:: RECORDED INFORMATION

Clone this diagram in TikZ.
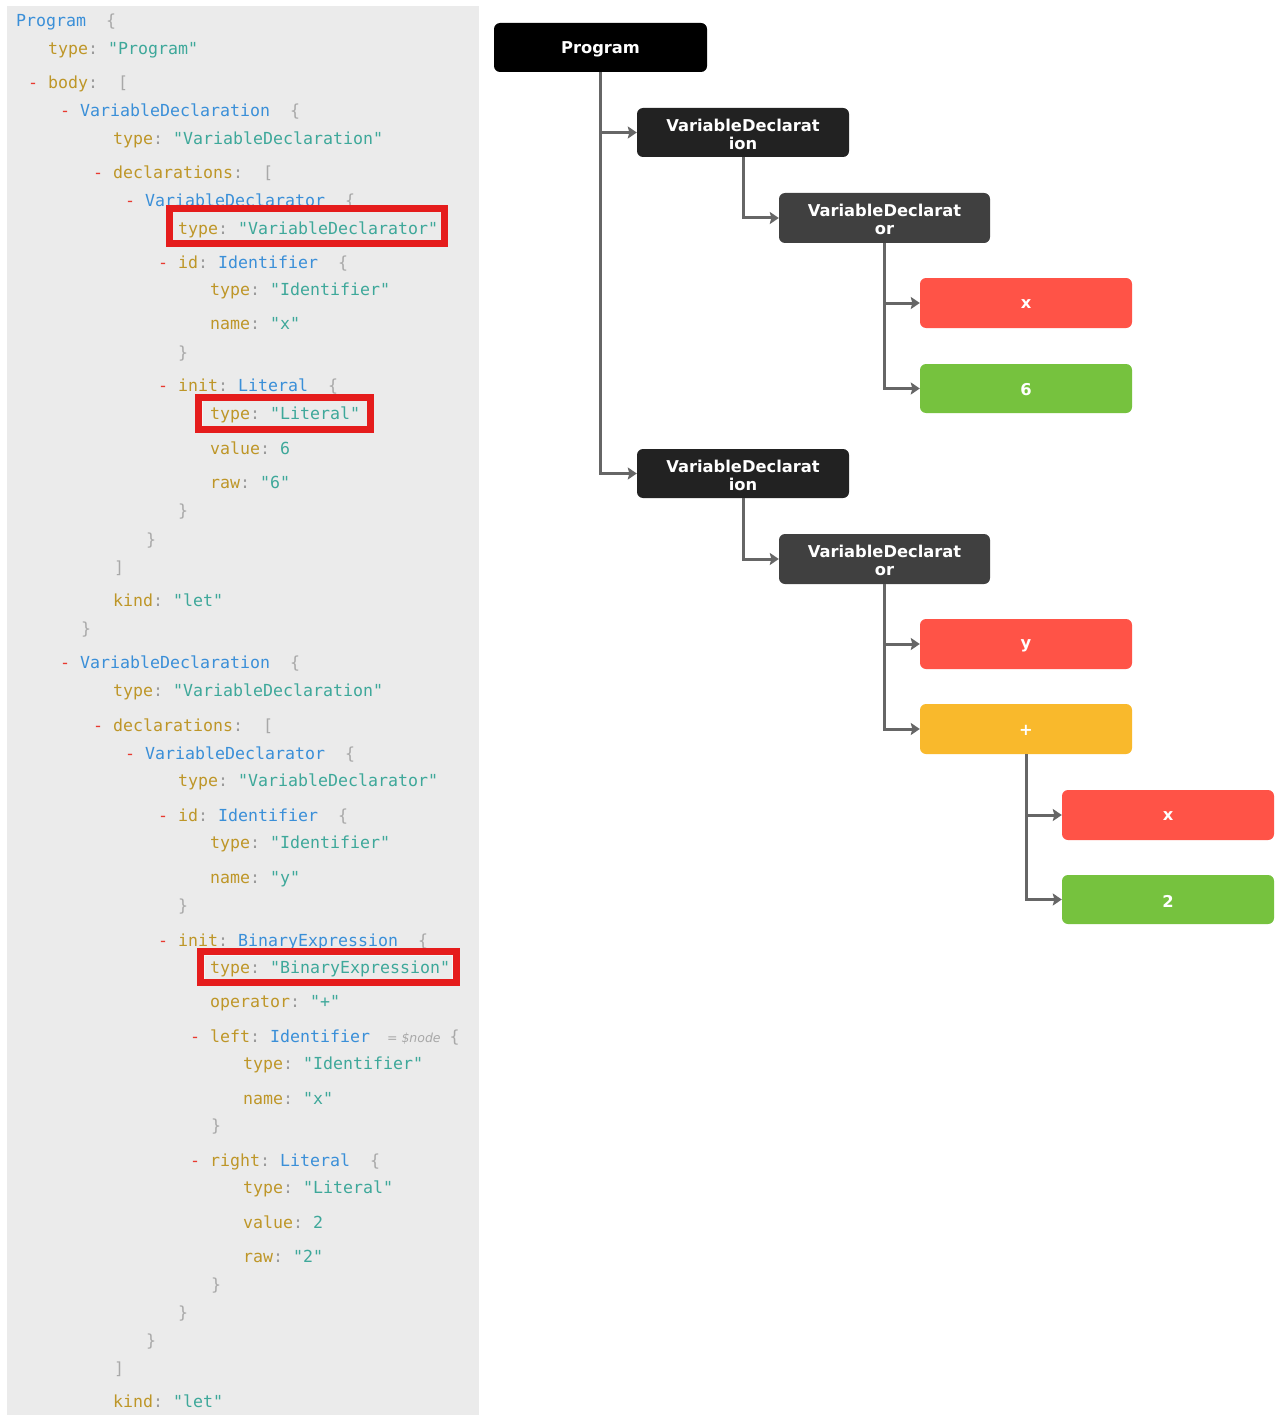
\documentclass[tikz,border=0pt]{standalone}
\usepackage{fontspec}
\setmonofont{DejaVu Sans Mono}
\newfontfamily\treefont{DejaVu Sans}
\newfontfamily\annfont{DejaVu Sans}
\usetikzlibrary{arrows.meta}
\definecolor{panelc}{HTML}{EBEBEB}
\definecolor{keyc}{HTML}{BE9628}
\definecolor{colc}{HTML}{9A9A9A}
\definecolor{strc}{HTML}{3EA89A}
\definecolor{typc}{HTML}{3A8FD8}
\definecolor{dashc}{HTML}{E8392F}
\definecolor{brc}{HTML}{A8A8A8}
\definecolor{hlred}{HTML}{E51C1C}
\definecolor{edgec}{HTML}{666666}
\definecolor{progc}{HTML}{000000}
\definecolor{declc}{HTML}{222222}
\definecolor{dectorc}{HTML}{404040}
\definecolor{idc}{HTML}{FF5347}
\definecolor{litc}{HTML}{76C23E}
\definecolor{binc}{HTML}{F9B92C}
\newcommand\ckey[1]{\textcolor{keyc}{#1}\textcolor{colc}{:}}
\newcommand\cstr[1]{\textcolor{strc}{#1}}
\newcommand\ctyp[1]{\textcolor{typc}{#1}}
\newcommand\cdash{\textcolor{dashc}{-}~}
\newcommand\cbr[1]{\textcolor{brc}{#1}}
\begin{document}
\begin{tikzpicture}[x=1pt,y=-1pt,
  code/.style={anchor=mid west, inner sep=0pt, yshift=-4pt, font=\ttfamily\fontsize{16.6}{20}\selectfont},
  tnode/.style={rounded corners=6pt, minimum width=212pt, minimum height=49pt, inner sep=0pt,
    text=white, align=center, font=\treefont\bfseries\fontsize{16.3}{18}\selectfont},
  tlab/.style={yshift=-1.5pt},
  edge/.style={draw=edgec, line width=3pt, -{Stealth[length=9pt,width=12pt,inset=1.5pt]}},
  hlbox/.style={draw=hlred, line width=6.5pt},
  hlinner/.style={draw=white!92!gray, line width=1pt}]
\useasboundingbox (0,0) rectangle (1275,1415);
\fill[white] (0,0) rectangle (1275,1415);
\fill[panelc] (7,6) rectangle (479,1415);

% ---- code listing ----
\node[code] (l1) at (16,20) {\ctyp{Program}~~\cbr{\{}};
\node[code] (l2) at (48,48) {\ckey{type} \cstr{"Program"}};
\node[code] (l3) at (28,82) {\cdash\ckey{body}~~\cbr{[}};
\node[code] (l4) at (60,110) {\cdash\ctyp{VariableDeclaration}~~\cbr{\{}};
\node[code] (l5) at (113,138) {\ckey{type} \cstr{"VariableDeclaration"}};
\node[code] (l6) at (93,172) {\cdash\ckey{declarations}~~\cbr{[}};
\node[code] (l7) at (125,200) {\cdash\ctyp{VariableDeclarator}~~\cbr{\{}};
\node[code] (l8) at (178,228) {\ckey{type} \cstr{"VariableDeclarator"}};
\node[code] (l9) at (158,262) {\cdash\ckey{id} \ctyp{Identifier}~~\cbr{\{}};
\node[code] (l10) at (210,289) {\ckey{type} \cstr{"Identifier"}};
\node[code] (l11) at (210,323) {\ckey{name} \cstr{"x"}};
\node[code] (l12) at (178,352) {\cbr{\}}};
\node[code] (l13) at (158,385) {\cdash\ckey{init} \ctyp{Literal}~~\cbr{\{}};
\node[code] (l14) at (210,413) {\ckey{type} \cstr{"Literal"}};
\node[code] (l15) at (210,448) {\ckey{value} \cstr{6}};
\node[code] (l16) at (210,482) {\ckey{raw} \cstr{"6"}};
\node[code] (l17) at (178,510) {\cbr{\}}};
\node[code] (l18) at (146,539) {\cbr{\}}};
\node[code] (l19) at (114,567) {\cbr{]}};
\node[code] (l20) at (113,600) {\ckey{kind} \cstr{"let"}};
\node[code] (l21) at (81,628) {\cbr{\}}};
\node[code] (l22) at (60,662) {\cdash\ctyp{VariableDeclaration}~~\cbr{\{}};
\node[code] (l23) at (113,690) {\ckey{type} \cstr{"VariableDeclaration"}};
\node[code] (l24) at (93,725) {\cdash\ckey{declarations}~~\cbr{[}};
\node[code] (l25) at (125,753) {\cdash\ctyp{VariableDeclarator}~~\cbr{\{}};
\node[code] (l26) at (178,780) {\ckey{type} \cstr{"VariableDeclarator"}};
\node[code] (l27) at (158,815) {\cdash\ckey{id} \ctyp{Identifier}~~\cbr{\{}};
\node[code] (l28) at (210,842) {\ckey{type} \cstr{"Identifier"}};
\node[code] (l29) at (210,877) {\ckey{name} \cstr{"y"}};
\node[code] (l30) at (178,905) {\cbr{\}}};
\node[code] (l31) at (158,940) {\cdash\ckey{init} \ctyp{BinaryExpression}~~\cbr{\{}};
\node[code] (l32) at (210,967) {\ckey{type} \cstr{"BinaryExpression"}};
\node[code] (l33) at (210,1001) {\ckey{operator} \cstr{"+"}};
\node[code] (l34) at (190,1036) {\cdash\ckey{left} \ctyp{Identifier}\hspace{17pt}{\color{brc}\annfont\itshape\fontsize{12.5}{14}\selectfont = \$node}\hspace{9pt}\cbr{\{}};
\node[code] (l35) at (243,1063) {\ckey{type} \cstr{"Identifier"}};
\node[code] (l36) at (243,1098) {\ckey{name} \cstr{"x"}};
\node[code] (l37) at (211,1125) {\cbr{\}}};
\node[code] (l38) at (190,1160) {\cdash\ckey{right} \ctyp{Literal}~~\cbr{\{}};
\node[code] (l39) at (243,1187) {\ckey{type} \cstr{"Literal"}};
\node[code] (l40) at (243,1222) {\ckey{value} \cstr{2}};
\node[code] (l41) at (243,1256) {\ckey{raw} \cstr{"2"}};
\node[code] (l42) at (211,1284) {\cbr{\}}};
\node[code] (l43) at (178,1312) {\cbr{\}}};
\node[code] (l44) at (146,1340) {\cbr{\}}};
\node[code] (l45) at (114,1368) {\cbr{]}};
\node[code] (l46) at (113,1401) {\ckey{kind} \cstr{"let"}};

% ---- highlight boxes ----
\draw[hlinner] (172.5,211.5) rectangle (441.5,241);
\draw[hlbox] (169.5,208.5) rectangle (444.5,243.5);
\draw[hlinner] (202.5,400.5) rectangle (367,426.5);
\draw[hlbox] (198.5,397.5) rectangle (370.5,429.5);
\draw[hlinner] (204,955) rectangle (452,979.5);
\draw[hlbox] (200.5,951.5) rectangle (456.5,982.5);

% ---- tree ----
\node[tnode, fill=progc, minimum width=213pt] (prog) at (600.5,47.5) {};
\node[tnode, fill=declc] (vd1) at (743,132.5) {};
\node[tnode, fill=dectorc, minimum width=211pt, minimum height=50pt] (vdor1) at (884.5,218) {};
\node[tnode, fill=idc, minimum height=50pt] (x1) at (1026,303) {};
\node[tnode, fill=litc] (six) at (1026,388.5) {};
\node[tnode, fill=declc] (vd2) at (743,473.5) {};
\node[tnode, fill=dectorc, minimum width=211pt, minimum height=50pt] (vdor2) at (884.5,559) {};
\node[tnode, fill=idc, minimum height=50pt] (yy) at (1026,644) {};
\node[tnode, fill=binc, minimum height=50pt] (plus) at (1026,729) {};
\node[tnode, fill=idc, minimum height=50pt] (x2) at (1168,815) {};
\node[tnode, fill=litc] (two) at (1168,899.5) {};

\node[tnode, tlab, minimum width=0pt, minimum height=0pt] (tprog) at (prog) {Program};
\node[tnode, tlab, minimum width=0pt, minimum height=0pt] (tvd1) at (vd1) {VariableDeclarat\\ion};
\node[tnode, tlab, minimum width=0pt, minimum height=0pt] (tvdor1) at (vdor1) {VariableDeclarat\\or};
\node[tnode, tlab, minimum width=0pt, minimum height=0pt] (tx1) at (x1) {x};
\node[tnode, tlab, minimum width=0pt, minimum height=0pt] (tsix) at (six) {6};
\node[tnode, tlab, minimum width=0pt, minimum height=0pt] (tvd2) at (vd2) {VariableDeclarat\\ion};
\node[tnode, tlab, minimum width=0pt, minimum height=0pt] (tvdor2) at (vdor2) {VariableDeclarat\\or};
\node[tnode, tlab, minimum width=0pt, minimum height=0pt] (tyy) at (yy) {y};
\node[tnode, tlab, minimum width=0pt, minimum height=0pt] (tplus) at (plus) {+};
\node[tnode, tlab, minimum width=0pt, minimum height=0pt] (tx2) at (x2) {x};
\node[tnode, tlab, minimum width=0pt, minimum height=0pt] (ttwo) at (two) {2};

\draw[edge] (prog.south) |- (vd1.west);
\draw[edge] (prog.south) |- (vd2.west);
\draw[edge] (vd1.south) |- (vdor1.west);
\draw[edge] (vdor1.south) |- (x1.west);
\draw[edge] (vdor1.south) |- (six.west);
\draw[edge] (vd2.south) |- (vdor2.west);
\draw[edge] (vdor2.south) |- (yy.west);
\draw[edge] (vdor2.south) |- (plus.west);
\draw[edge] (plus.south) |- (x2.west);
\draw[edge] (plus.south) |- (two.west);
\end{tikzpicture}
\end{document}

::::

§ **PROBLEM DESCRIPTION**:
From the first line above down to the line with "(7,6) rectangle (479,1415);", reproduce every line and no others, omitting pictures.

§ **SOLUTION TO THE EXERCISE**:
Clone this diagram in TikZ.
\documentclass[tikz,border=0pt]{standalone}
\usepackage{fontspec}
\setmonofont{DejaVu Sans Mono}
\newfontfamily\treefont{DejaVu Sans}
\newfontfamily\annfont{DejaVu Sans}
\usetikzlibrary{arrows.meta}
\definecolor{panelc}{HTML}{EBEBEB}
\definecolor{keyc}{HTML}{BE9628}
\definecolor{colc}{HTML}{9A9A9A}
\definecolor{strc}{HTML}{3EA89A}
\definecolor{typc}{HTML}{3A8FD8}
\definecolor{dashc}{HTML}{E8392F}
\definecolor{brc}{HTML}{A8A8A8}
\definecolor{hlred}{HTML}{E51C1C}
\definecolor{edgec}{HTML}{666666}
\definecolor{progc}{HTML}{000000}
\definecolor{declc}{HTML}{222222}
\definecolor{dectorc}{HTML}{404040}
\definecolor{idc}{HTML}{FF5347}
\definecolor{litc}{HTML}{76C23E}
\definecolor{binc}{HTML}{F9B92C}
\newcommand\ckey[1]{\textcolor{keyc}{#1}\textcolor{colc}{:}}
\newcommand\cstr[1]{\textcolor{strc}{#1}}
\newcommand\ctyp[1]{\textcolor{typc}{#1}}
\newcommand\cdash{\textcolor{dashc}{-}~}
\newcommand\cbr[1]{\textcolor{brc}{#1}}
\begin{document}
\begin{tikzpicture}[x=1pt,y=-1pt,
  code/.style={anchor=mid west, inner sep=0pt, yshift=-4pt, font=\ttfamily\fontsize{16.6}{20}\selectfont},
  tnode/.style={rounded corners=6pt, minimum width=212pt, minimum height=49pt, inner sep=0pt,
    text=white, align=center, font=\treefont\bfseries\fontsize{16.3}{18}\selectfont},
  tlab/.style={yshift=-1.5pt},
  edge/.style={draw=edgec, line width=3pt, -{Stealth[length=9pt,width=12pt,inset=1.5pt]}},
  hlbox/.style={draw=hlred, line width=6.5pt},
  hlinner/.style={draw=white!92!gray, line width=1pt}]
\useasboundingbox (0,0) rectangle (1275,1415);
\fill[white] (0,0) rectangle (1275,1415);
\fill[panelc] (7,6) rectangle (479,1415);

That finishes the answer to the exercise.